É também esse frenesi que nutre uma eclesioclastia, um verdadeiro ódio à Igreja Católica que vê nesta instituição um império maligno e na PUC-SP uma de suas frentes avançadas. Ora, como se sabe, a PUC-SP não apenas é o reduto de movimentos declaradamente "anti-Roma", como as Católicas pelo Direito de Decidir e a Teologia da Libertação, como também já não resta nela praticamente nenhum traço confessional – fora a cruz, que foi quase soterrada por carteiras pelos manifestantes, e a capela, na qual desejam casar muitos dos que hoje se indignam com a presença da Igreja numa universidade pontifícia.

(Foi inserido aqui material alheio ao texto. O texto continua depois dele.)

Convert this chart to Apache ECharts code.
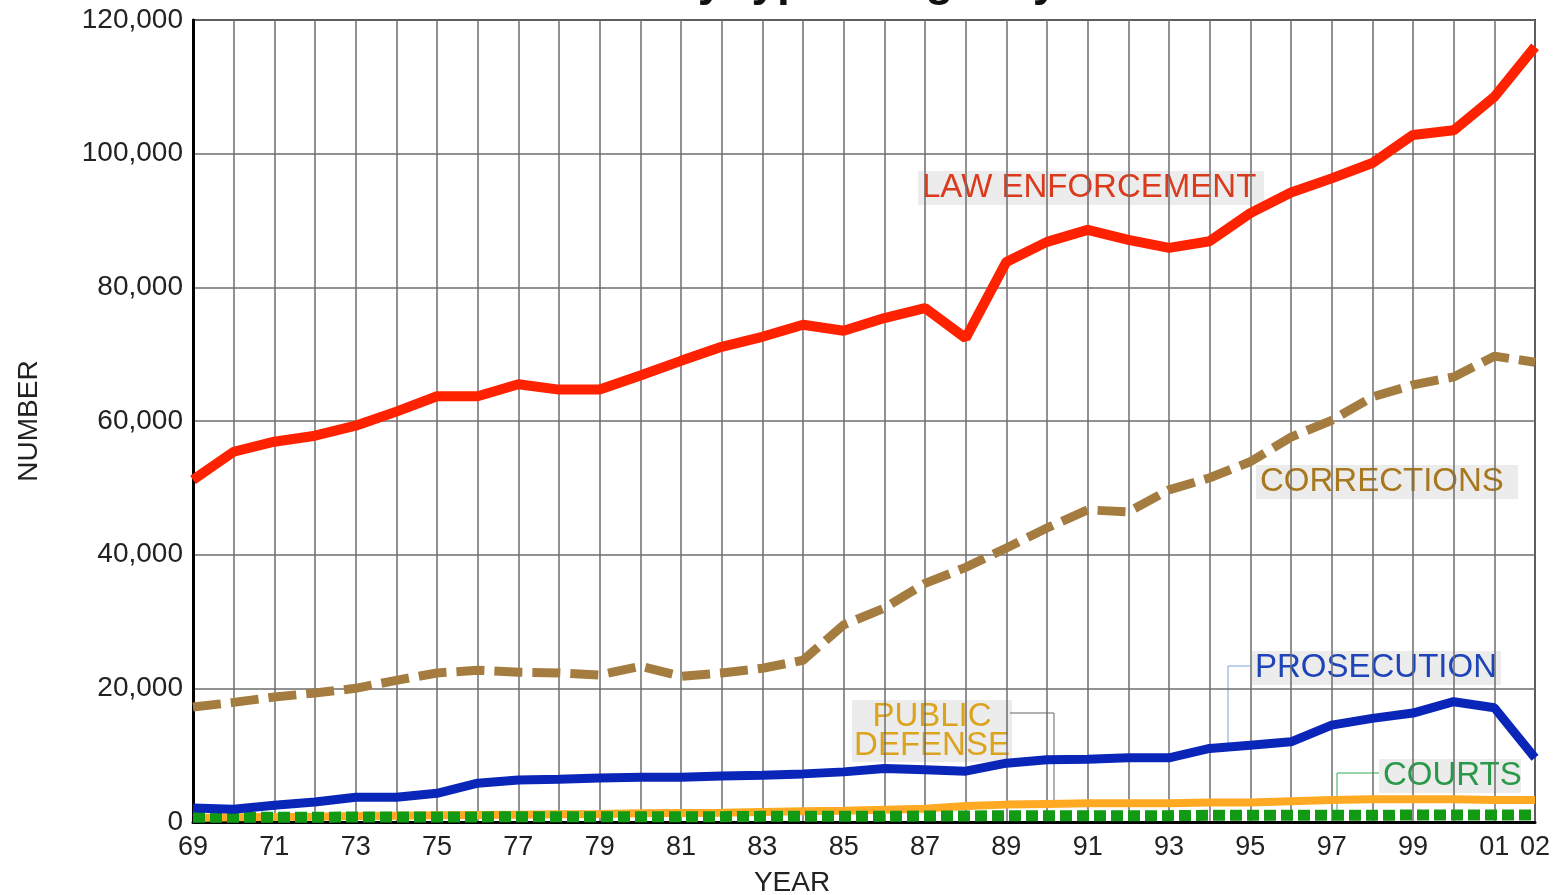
<!DOCTYPE html>
<html>
<head>
<meta charset="utf-8">
<script src="https://cdn.jsdelivr.net/npm/echarts@6/dist/echarts.min.js"></script>
<style>
  html, body { margin: 0; padding: 0; background: #fff; }
  #chart { width: 1554px; height: 895px; }
</style>
</head>
<body>
<div id="chart"></div>
<script>
// years 1969 - 2002, shown as two digits
var years = ['69','70','71','72','73','74','75','76','77','78','79','80','81','82','83','84','85',
  '86','87','88','89','90','91','92','93','94','95','96','97','98','99','00','01','02'];

var lawEnforcement = [51200, 55400, 56900, 57800, 59300, 61400, 63700, 63700, 65500, 64700, 64700, 66800,
  69000, 71100, 72600, 74400, 73500, 75400, 76900, 72400, 83800, 86800, 88600, 87100, 85900, 86900,
  91100, 94200, 96300, 98600, 102800, 103500, 108500, 116000];

var corrections = [17200, 17900, 18700, 19300, 20000, 21200, 22300, 22700, 22400, 22300, 22000, 23300,
  21800, 22300, 23000, 24200, 29500, 32000, 35700, 38100, 41000, 44000, 46700, 46400, 49700, 51500,
  53900, 57600, 60100, 63600, 65400, 66600, 69700, 68800];

var prosecution = [2100, 1900, 2500, 3000, 3700, 3700, 4300, 5800, 6300, 6400, 6600, 6700,
  6700, 6900, 7000, 7200, 7500, 8000, 7800, 7600, 8800, 9300, 9400, 9600, 9600, 11000,
  11500, 12000, 14500, 15500, 16300, 18000, 17100, 9600];

var publicDefense = [600, 700, 750, 800, 900, 950, 1000, 1050, 1100, 1150, 1200, 1300,
  1350, 1400, 1500, 1600, 1700, 1850, 2000, 2400, 2600, 2700, 2800, 2800, 2800, 2900,
  2900, 3100, 3300, 3400, 3400, 3400, 3300, 3300];

var courts = [700, 700, 700, 700, 750, 750, 750, 750, 800, 800, 800, 800,
  800, 800, 850, 850, 850, 850, 900, 900, 950, 950, 950, 950, 950, 1000,
  1000, 1000, 1000, 1000, 1050, 1050, 1050, 1050];

var font = 'Liberation Sans, Arial, Helvetica, sans-serif';

var chart = echarts.init(document.getElementById('chart'));

// label with a light grey box, like the inline labels of the original
function tag(text, x, y, color, w, h) {
  return {
    type: 'group',
    children: [
      { type: 'rect', shape: { x: x - 4, y: y - h / 2, width: w, height: h }, style: { fill: '#ececec' } },
      { type: 'text', x: x, y: y, style: { text: text, fill: color, font: '33px ' + font, textVerticalAlign: 'middle' } }
    ]
  };
}

var option = {
  animation: false,
  grid: { left: 193, right: 19, top: 20, bottom: 73, outerBoundsMode: 'none', containLabel: false,
    show: true, borderColor: '#333', borderWidth: 2, backgroundColor: 'transparent' },
  xAxis: {
    type: 'category',
    data: years,
    boundaryGap: false,
    name: 'YEAR',
    nameLocation: 'middle',
    nameGap: 47,
    nameTextStyle: { fontFamily: font, fontSize: 28, color: '#222', padding: [0, 144, 0, 0] },
    axisLine: { lineStyle: { color: '#000', width: 3 } },
    axisTick: { show: false },
    axisLabel: {
      interval: function (i) { return i % 2 === 0 || i === years.length - 1; },
      fontFamily: font, fontSize: 27, color: '#222', margin: 12
    },
    splitLine: { show: true, interval: 0, lineStyle: { color: '#6e6e6e', width: 1.5 } }
  },
  yAxis: {
    type: 'value',
    min: 0, max: 120000, interval: 20000,
    name: 'NUMBER',
    nameLocation: 'middle',
    nameGap: 150,
    nameTextStyle: { fontFamily: font, fontSize: 28, color: '#222' },
    axisLine: { show: true, lineStyle: { color: '#000', width: 3 } },
    axisTick: { show: false },
    axisLabel: {
      fontFamily: font, fontSize: 28, color: '#222', margin: 10,
      formatter: function (v) { return v.toLocaleString('en-US'); }
    },
    splitLine: { show: true, lineStyle: { color: '#6e6e6e', width: 1.5 } }
  },
  series: [
    { name: 'PUBLIC DEFENSE', type: 'line', data: publicDefense, symbol: 'none', z: 2,
      lineStyle: { color: '#ffaa22', width: 8 } },
    { name: 'COURTS', type: 'line', data: courts, symbol: 'none', z: 3,
      lineStyle: { color: '#129a14', width: 11, type: [12, 5] } },
    { name: 'PROSECUTION', type: 'line', data: prosecution, symbol: 'none', z: 4,
      lineStyle: { color: '#0a26b8', width: 9 } },
    { name: 'CORRECTIONS', type: 'line', data: corrections, symbol: 'none', z: 5,
      lineStyle: { color: '#a47c40', width: 9, type: [28, 10] } },
    { name: 'LAW ENFORCEMENT', type: 'line', data: lawEnforcement, symbol: 'none', z: 6,
      lineStyle: { color: '#ff2200', width: 10 } }
  ],
  graphic: [
    { type: 'text', x: 864, y: -18, style: { text: 'by type of agency', font: 'bold 46px ' + font, fill: '#111', textAlign: 'center', textVerticalAlign: 'middle' } },
    tag('LAW ENFORCEMENT', 922, 188, '#dc3a1c', 346, 34),
    tag('CORRECTIONS', 1260, 482, '#a8781f', 262, 34),
    tag('PROSECUTION', 1255, 668, '#1d44b8', 250, 34),
    tag('COURTS', 1383, 776, '#2a9a4a', 142, 34),
    { type: 'rect', shape: { x: 852, y: 700, width: 160, height: 62 }, style: { fill: '#ececec' } },
    { type: 'text', x: 932, y: 717, style: { text: 'PUBLIC', fill: '#dca41e', font: '33px ' + font, textAlign: 'center', textVerticalAlign: 'middle' } },
    { type: 'text', x: 932, y: 746, style: { text: 'DEFENSE', fill: '#dca41e', font: '33px ' + font, textAlign: 'center', textVerticalAlign: 'middle' } },
    { type: 'polyline', shape: { points: [[1010, 713], [1054, 713], [1054, 800]] }, style: { stroke: '#666', lineWidth: 1, fill: null } },
    { type: 'polyline', shape: { points: [[1251, 666], [1228, 666], [1228, 745]] }, style: { stroke: '#7f9fd4', lineWidth: 1, fill: null } },
    { type: 'polyline', shape: { points: [[1379, 773], [1337, 773], [1337, 815]] }, style: { stroke: '#33aa55', lineWidth: 1, fill: null } }
  ]
};

chart.setOption(option);
</script>
</body>
</html>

O bem-aventurado cardeal Newman, em seus discursos sobre a ideia de universidade, afirmava que ela deve ser um lugar de ensino de saberes universais e que a difusão e propagação destes saberes, mais que seus avanços, é o seu objetivo. Caso contrário, por que ter alunos? E, se a universidade devesse ser um centro de ensino religioso, por que contar com cadeiras de Literatura ou Ciências? Todo entendimento de democracia e tradição universitárias diferente deste é ideologia que pode se submeter a toda sorte de interesses, exceto aos da Sabedoria que, lembre-se, estampa o brasão da PUC-SP.

Gabriel Ferreira é mestre em Filosofia pela PUC-SP e doutorando na mesma área. Foi visiting scholar na Hong Kierkegaard Library, St. Olaf College, EUA.